Extract the lines from the start through the line that holds "ax.set_ylim(0, 432 * 6235 / 376)", both included, omitting all images.
------------------------------------------------------------
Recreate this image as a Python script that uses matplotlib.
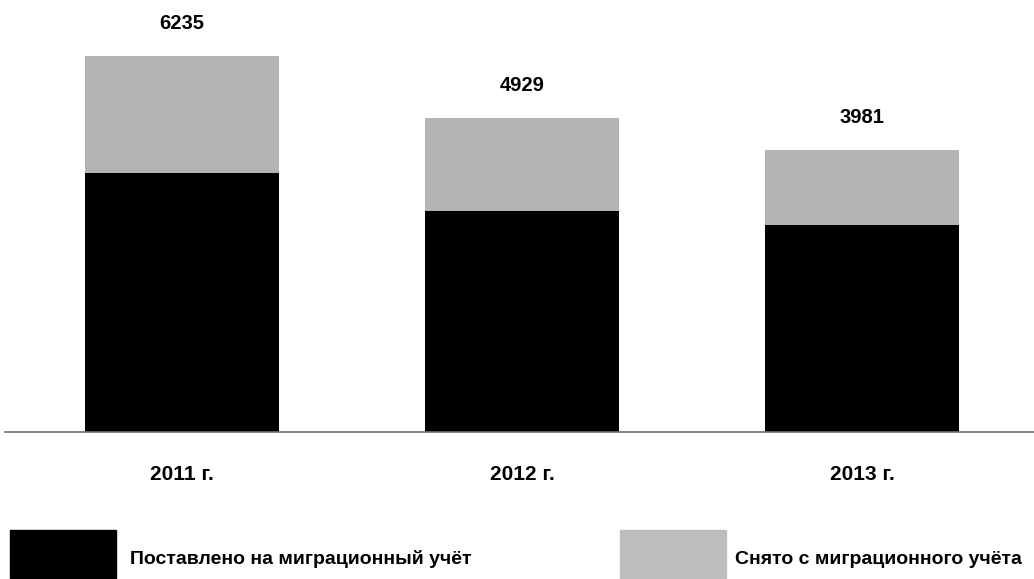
import matplotlib.pyplot as plt
from matplotlib.patches import Rectangle

years = ["2011 г.", "2012 г.", "2013 г."]
registered = [4290, 3665, 3427]      # Поставлено на миграционный учёт
deregistered = [1945, 1537, 1249]
totals = [6235, 4929, 3981]
legend_labels = ["Поставлено на миграционный учёт", "Снято с миграционного учёта"]

W, H = 1034, 579
plt.rcParams['font.family'] = ['Liberation Sans', 'DejaVu Sans']
plt.rcParams['font.weight'] = 'bold'

fig = plt.figure(figsize=(W / 100, H / 100), dpi=100)
ax = fig.add_axes([5 / W, (H - 432) / H, 1029 / W, 432 / H])

black = "#000000"
gray = "#b3b3b3"
x = range(len(years))
ax.bar(x, registered, width=0.57, color=black)
ax.bar(x, deregistered, width=0.57, bottom=registered, color=gray)

ax.set_xlim(-0.5206, 2.5059)
ax.set_ylim(0, 432 * 6235 / 376)

for i, (r, d, t) in enumerate(zip(registered, deregistered, totals)):
    ax.annotate(str(t), (i, r + d), xytext=(0, 23.4), textcoords="offset points",
                ha="center", va="center", fontsize=14.5, fontweight="bold")
    ax.annotate(years[i], (i, 0), xytext=(0, -30.5), textcoords="offset points",
                ha="center", va="center", fontsize=15, fontweight="bold")

for s in ["top", "left", "right"]:
    ax.spines[s].set_visible(False)
ax.spines["bottom"].set_color("#707070")
ax.spines["bottom"].set_linewidth(1.2)
ax.set_xticks([])
ax.set_yticks([])

# legend drawn by hand, boxes along the bottom edge
for (x0, tx, col, lab) in [(10, 130, black, legend_labels[0]),
                           (620, 735, "#bcbdbf", legend_labels[1])]:
    fig.patches.append(Rectangle((x0 / W, 1 / H), 106 / W, 48 / H,
                                 transform=fig.transFigure, color=col))
    fig.text(tx / W, (H - 559) / H, lab, ha="left", va="center",
             fontsize=14, fontweight="bold")

fig.savefig("out.png", dpi=100)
------------------------------------------------------------
- _ANSWER TO THIS PROBLEM_:
Recreate this image as a Python script that uses matplotlib.
import matplotlib.pyplot as plt
from matplotlib.patches import Rectangle

years = ["2011 г.", "2012 г.", "2013 г."]
registered = [4290, 3665, 3427]      # Поставлено на миграционный учёт
deregistered = [1945, 1537, 1249]
totals = [6235, 4929, 3981]
legend_labels = ["Поставлено на миграционный учёт", "Снято с миграционного учёта"]

W, H = 1034, 579
plt.rcParams['font.family'] = ['Liberation Sans', 'DejaVu Sans']
plt.rcParams['font.weight'] = 'bold'

fig = plt.figure(figsize=(W / 100, H / 100), dpi=100)
ax = fig.add_axes([5 / W, (H - 432) / H, 1029 / W, 432 / H])

black = "#000000"
gray = "#b3b3b3"
x = range(len(years))
ax.bar(x, registered, width=0.57, color=black)
ax.bar(x, deregistered, width=0.57, bottom=registered, color=gray)

ax.set_xlim(-0.5206, 2.5059)
ax.set_ylim(0, 432 * 6235 / 376)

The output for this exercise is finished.